-- START OF Data section --

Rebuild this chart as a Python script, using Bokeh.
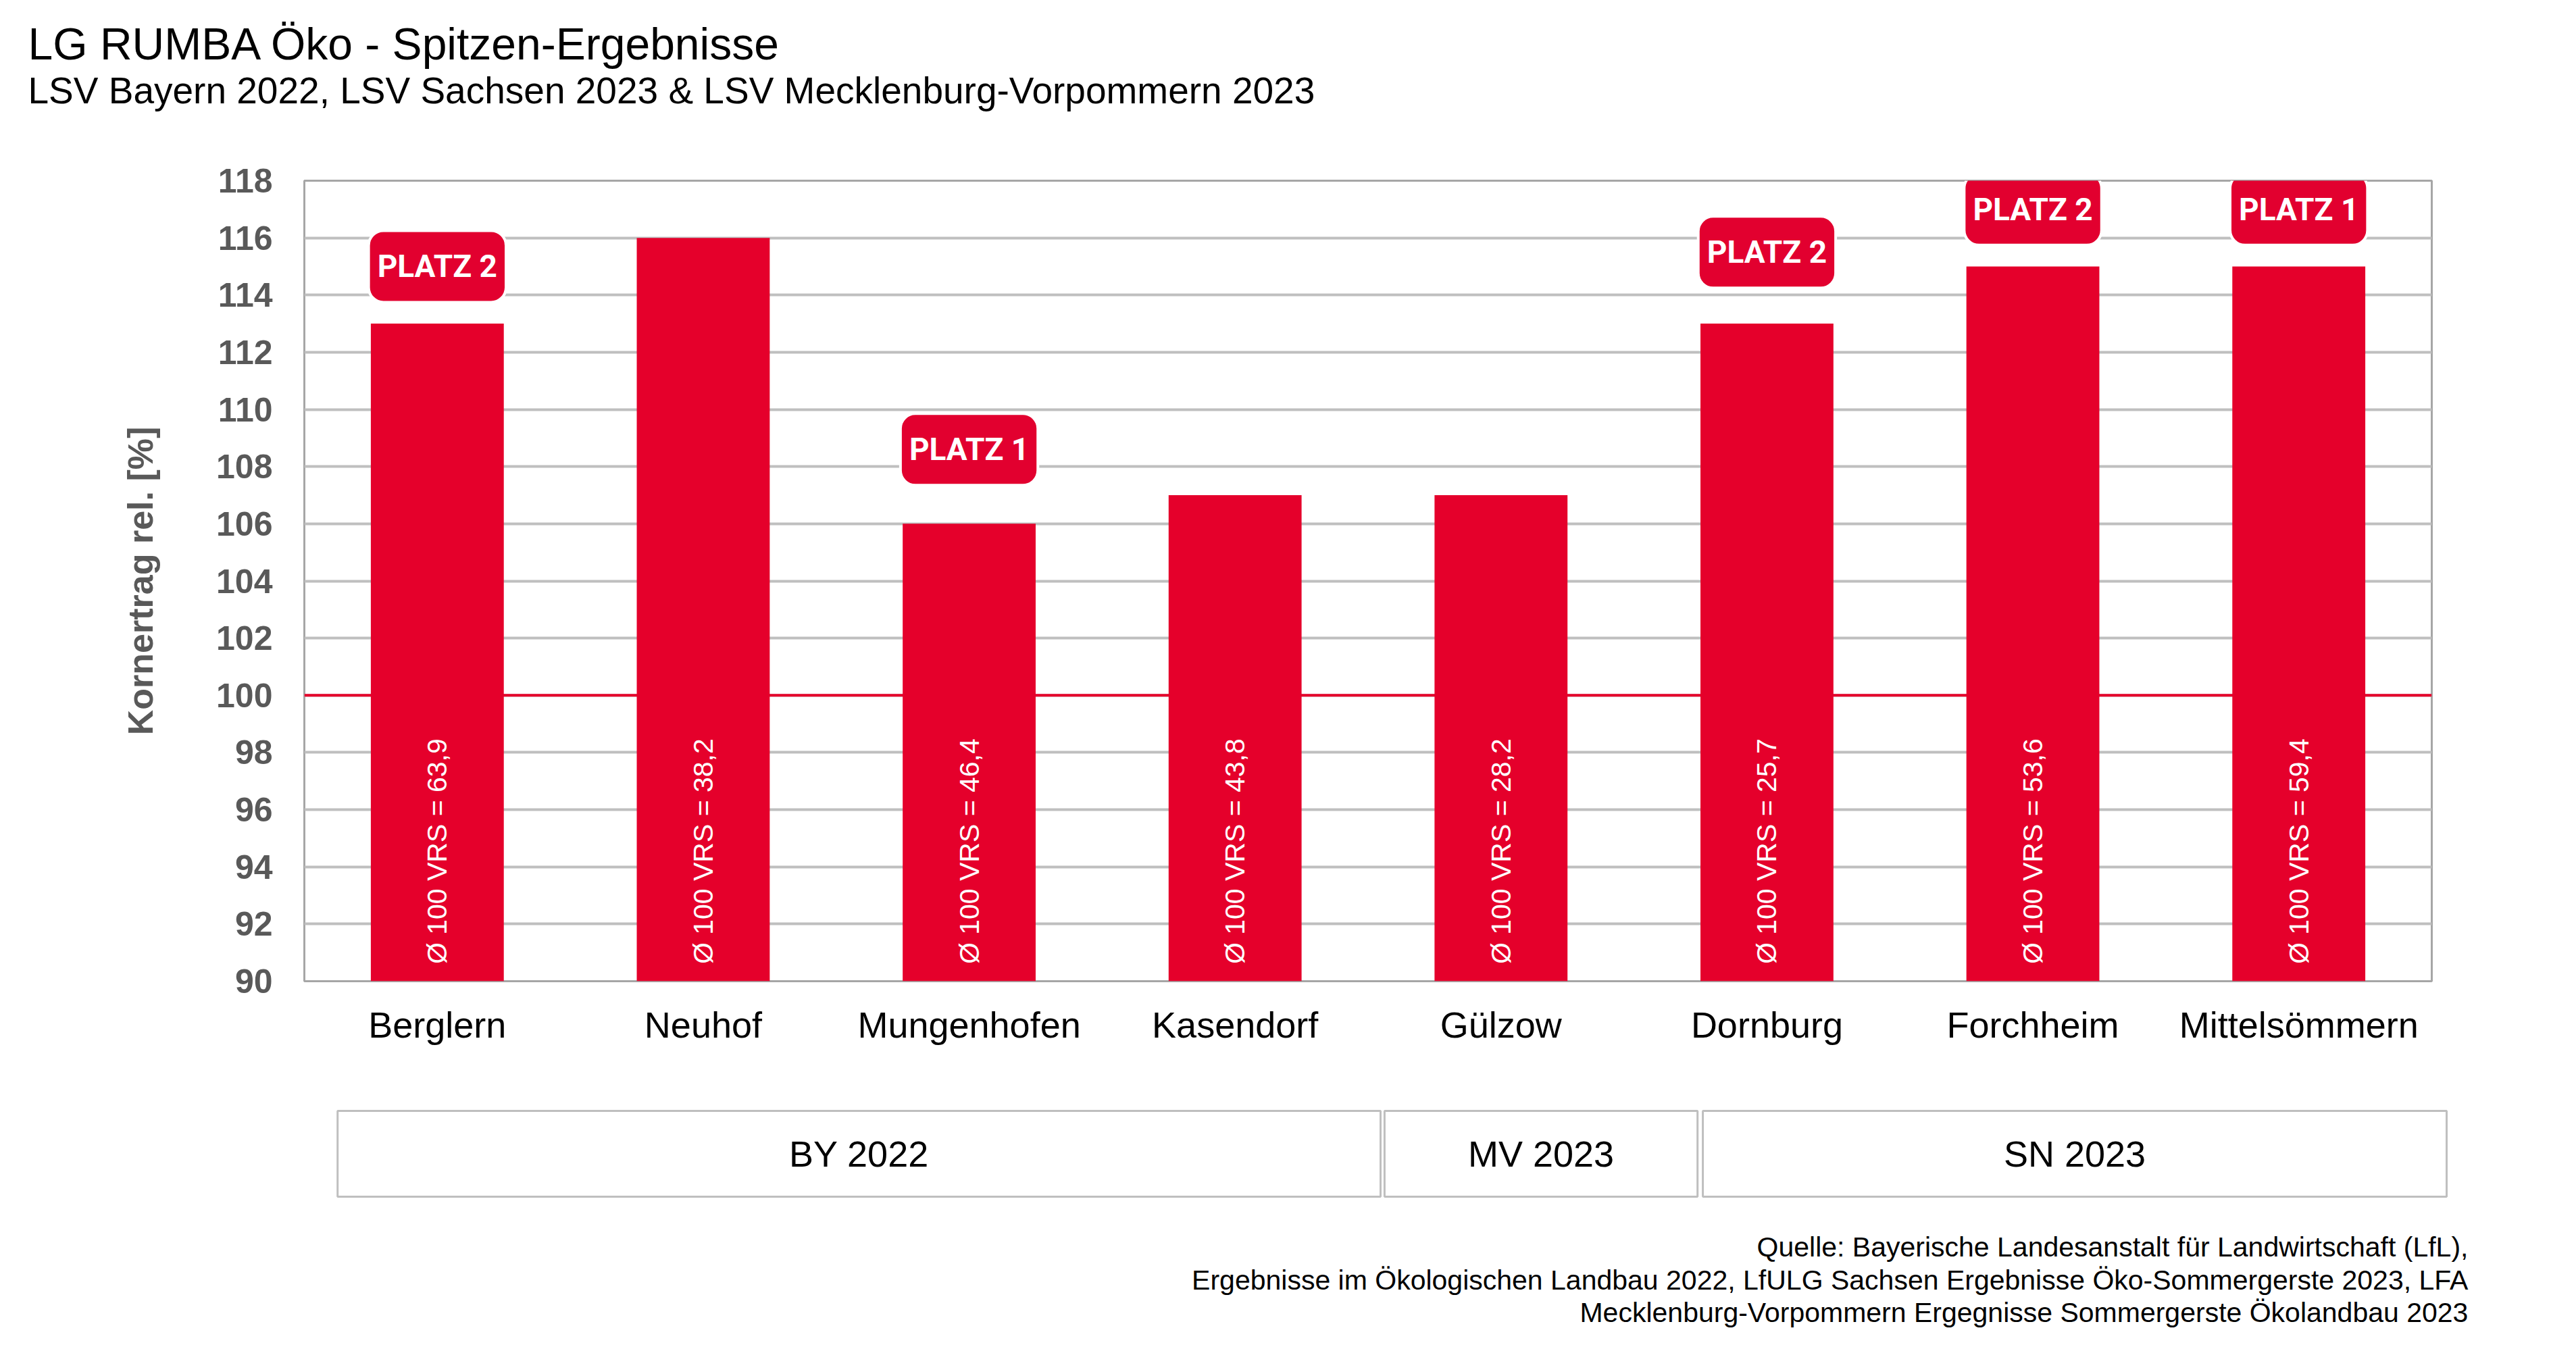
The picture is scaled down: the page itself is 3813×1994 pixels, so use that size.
import math
from bokeh.plotting import figure
from bokeh.models import Range1d, FixedTicker, Label, Span, ColumnDataSource
from bokeh.layouts import column, row
from bokeh.embed import file_html
from bokeh.resources import INLINE
from bokeh.core.properties import value

# ---------------- data ----------------
categories = ["Berglern", "Neuhof", "Mungenhofen", "Kasendorf", "Gülzow",
              "Dornburg", "Forchheim", "Mittelsömmern"]
values = [113, 116, 106, 107, 107, 113, 115, 115]
vrs = [63.9, 38.2, 46.4, 43.8, 28.2, 25.7, 53.6, 59.4]
ranks = [2, None, 1, None, None, 2, 2, 1]
groups = ["BY 2022", "MV 2023", "SN 2023"]
group_sizes = [4, 1, 3]
y_ticks = list(range(90, 119, 2))
reference_level = 100

title = "LG RUMBA Öko - Spitzen-Ergebnisse"
subtitle = "LSV Bayern 2022, LSV Sachsen 2023 & LSV Mecklenburg-Vorpommern 2023"
y_label = "Kornertrag rel. [%]"
source_lines = [
    "Quelle: Bayerische Landesanstalt für Landwirtschaft (LfL),",
    "Ergebnisse im Ökologischen Landbau 2022, LfULG Sachsen Ergebnisse Öko-Sommergerste 2023, LFA",
    "Mecklenburg-Vorpommern Ergegnisse Sommergerste Ökolandbau 2023",
]

# ---------------- layout / style ----------------
RED = "#E5002B"
BADGE_RED = "#E2002F"
GRID = "#BFBFBF"
AXIS_GRAY = "#595959"
FONT = "Liberation Sans"

W = 3810
FRAME_L = 450
FRAME_W = 3149
FRAME_R = W - FRAME_L - FRAME_W
HEADER_H = 227
MAIN_TOP = 40
FRAME_H = 1185
MAIN_BOTTOM = 130
FOOTER_H = 408
UNIT = FRAME_W / len(categories)

BADGE_LIFT = [2.0, 0, 2.6, 0, 0, 2.5, 2.0, 2.0]       # badge centre above bar top (value units)
BOX_INSET = [(0.125, 0.047), (0.062, 0.239), (0.259, 0.056)]  # group box left/right shifts (category units)

# ---------------- header ----------------
h = figure(width=W, height=HEADER_H, x_range=Range1d(0, W), y_range=Range1d(HEADER_H, 0),
           min_border=0, x_axis_location=None, y_axis_location=None,
           toolbar_location=None, output_backend="svg", outline_line_color=None)
h.grid.visible = False
h.text(x=[41], y=[64], text=[title], text_font=value(FONT), text_font_size="66px",
       text_color="black", text_align="left", text_baseline="alphabetic")
h.text(x=[41], y=[133], text=[subtitle], text_font=value(FONT), text_font_size="55px",
       text_color="black", text_align="left", text_baseline="alphabetic")

# ---------------- main chart ----------------
xs = list(range(len(categories)))
src = ColumnDataSource(dict(
    x=xs, top=values,
    label=[("Ø 100 VRS = %.1f" % v).replace(".", ",") for v in vrs],
))

p = figure(frame_width=FRAME_W, frame_height=FRAME_H,
           min_border_left=FRAME_L, min_border_right=FRAME_R,
           min_border_top=MAIN_TOP, min_border_bottom=MAIN_BOTTOM,
           x_range=Range1d(-0.5, len(categories) - 0.5),
           y_range=Range1d(y_ticks[0], y_ticks[-1]),
           toolbar_location=None, output_backend="svg")

p.outline_line_color = "#A6A6A6"
p.outline_line_width = 3
p.xgrid.visible = False
p.ygrid.grid_line_color = GRID
p.ygrid.grid_line_width = 4

p.yaxis.ticker = FixedTicker(ticks=y_ticks)
p.yaxis.axis_line_color = None
p.yaxis.major_tick_line_color = None
p.yaxis.minor_tick_line_color = None
p.yaxis.major_tick_out = 0
p.yaxis.major_label_standoff = 47
p.yaxis.major_label_text_font = FONT
p.yaxis.major_label_text_font_size = "50px"
p.yaxis.major_label_text_font_style = "bold"
p.yaxis.major_label_text_color = AXIS_GRAY
p.yaxis.axis_label = y_label
p.yaxis.axis_label_text_font = FONT
p.yaxis.axis_label_text_font_size = "52px"
p.yaxis.axis_label_text_font_style = "bold"
p.yaxis.axis_label_text_color = AXIS_GRAY
p.yaxis.axis_label_standoff = 80

p.xaxis.ticker = FixedTicker(ticks=xs)
p.xaxis.major_label_overrides = {i: c for i, c in enumerate(categories)}
p.xaxis.axis_line_color = None
p.xaxis.major_tick_line_color = None
p.xaxis.minor_tick_line_color = None
p.xaxis.major_tick_out = 0
p.xaxis.major_label_standoff = 34
p.xaxis.major_label_text_font = FONT
p.xaxis.major_label_text_font_size = "54px"
p.xaxis.major_label_text_color = "black"

p.add_layout(Span(location=reference_level, dimension="width", line_color=RED,
                  line_width=4, level="underlay"))

p.vbar(x="x", top="top", bottom=y_ticks[0], width=0.5, source=src,
       fill_color=RED, line_color=None)

p.text(x="x", y=y_ticks[0] + 0.6, text="label", source=src, angle=math.pi / 2,
       text_font=value(FONT), text_font_size="41px", text_color="white",
       text_align="left", text_baseline="middle")

for i, r in enumerate(ranks):
    if r is None:
        continue
    p.add_layout(Label(x=i, y=values[i] + BADGE_LIFT[i], text="PLATZ %d" % r,
                       text_font="Roboto", text_font_size="46px",
                       text_font_style="bold", text_color="white",
                       text_align="center", text_baseline="middle",
                       background_fill_color=BADGE_RED,
                       border_line_color="white", border_line_width=4,
                       padding=dict(x=13, y=26), border_radius=22))

# ---------------- footer ----------------
f = figure(width=W, height=FOOTER_H,
           x_range=Range1d(-0.5 - FRAME_L / UNIT, -0.5 + (W - FRAME_L) / UNIT),
           y_range=Range1d(FOOTER_H, 0),
           min_border=0, x_axis_location=None, y_axis_location=None,
           toolbar_location=None, output_backend="svg", outline_line_color=None)
f.grid.visible = False

starts, ends = [], []
acc = 0
for n, (li, ri) in zip(group_sizes, BOX_INSET):
    starts.append(acc - 0.5 + li)
    ends.append(acc + n - 0.5 + ri)
    acc += n
f.quad(left=starts, right=ends, top=62, bottom=189, fill_color="white",
       line_color=GRID, line_width=3)
f.text(x=[(a + b) / 2 for a, b in zip(starts, ends)], y=125, text=groups,
       text_font=value(FONT), text_font_size="54px", text_color="black",
       text_align="center", text_baseline="middle")
f.text(x=len(categories) - 0.5 + 0.137, y=[263, 312, 360], text=source_lines,
       text_font=value(FONT), text_font_size="41px", text_color="black",
       text_align="right", text_baseline="alphabetic")

layout = column(h, row(p), f, spacing=0)
open("out.html", "w").write(file_html(layout, INLINE))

-- END OF Data section --

# [Exercise objective]
Exactly as written, return the lines from the line containing "The picture is" through the line containing "UNIT = FRAME_W / len(categories)", both included.

# [Answer to the task]
The picture is scaled down: the page itself is 3813×1994 pixels, so use that size.
import math
from bokeh.plotting import figure
from bokeh.models import Range1d, FixedTicker, Label, Span, ColumnDataSource
from bokeh.layouts import column, row
from bokeh.embed import file_html
from bokeh.resources import INLINE
from bokeh.core.properties import value

# ---------------- data ----------------
categories = ["Berglern", "Neuhof", "Mungenhofen", "Kasendorf", "Gülzow",
              "Dornburg", "Forchheim", "Mittelsömmern"]
values = [113, 116, 106, 107, 107, 113, 115, 115]
vrs = [63.9, 38.2, 46.4, 43.8, 28.2, 25.7, 53.6, 59.4]
ranks = [2, None, 1, None, None, 2, 2, 1]
groups = ["BY 2022", "MV 2023", "SN 2023"]
group_sizes = [4, 1, 3]
y_ticks = list(range(90, 119, 2))
reference_level = 100

title = "LG RUMBA Öko - Spitzen-Ergebnisse"
subtitle = "LSV Bayern 2022, LSV Sachsen 2023 & LSV Mecklenburg-Vorpommern 2023"
y_label = "Kornertrag rel. [%]"
source_lines = [
    "Quelle: Bayerische Landesanstalt für Landwirtschaft (LfL),",
    "Ergebnisse im Ökologischen Landbau 2022, LfULG Sachsen Ergebnisse Öko-Sommergerste 2023, LFA",
    "Mecklenburg-Vorpommern Ergegnisse Sommergerste Ökolandbau 2023",
]

# ---------------- layout / style ----------------
RED = "#E5002B"
BADGE_RED = "#E2002F"
GRID = "#BFBFBF"
AXIS_GRAY = "#595959"
FONT = "Liberation Sans"

W = 3810
FRAME_L = 450
FRAME_W = 3149
FRAME_R = W - FRAME_L - FRAME_W
HEADER_H = 227
MAIN_TOP = 40
FRAME_H = 1185
MAIN_BOTTOM = 130
FOOTER_H = 408
UNIT = FRAME_W / len(categories)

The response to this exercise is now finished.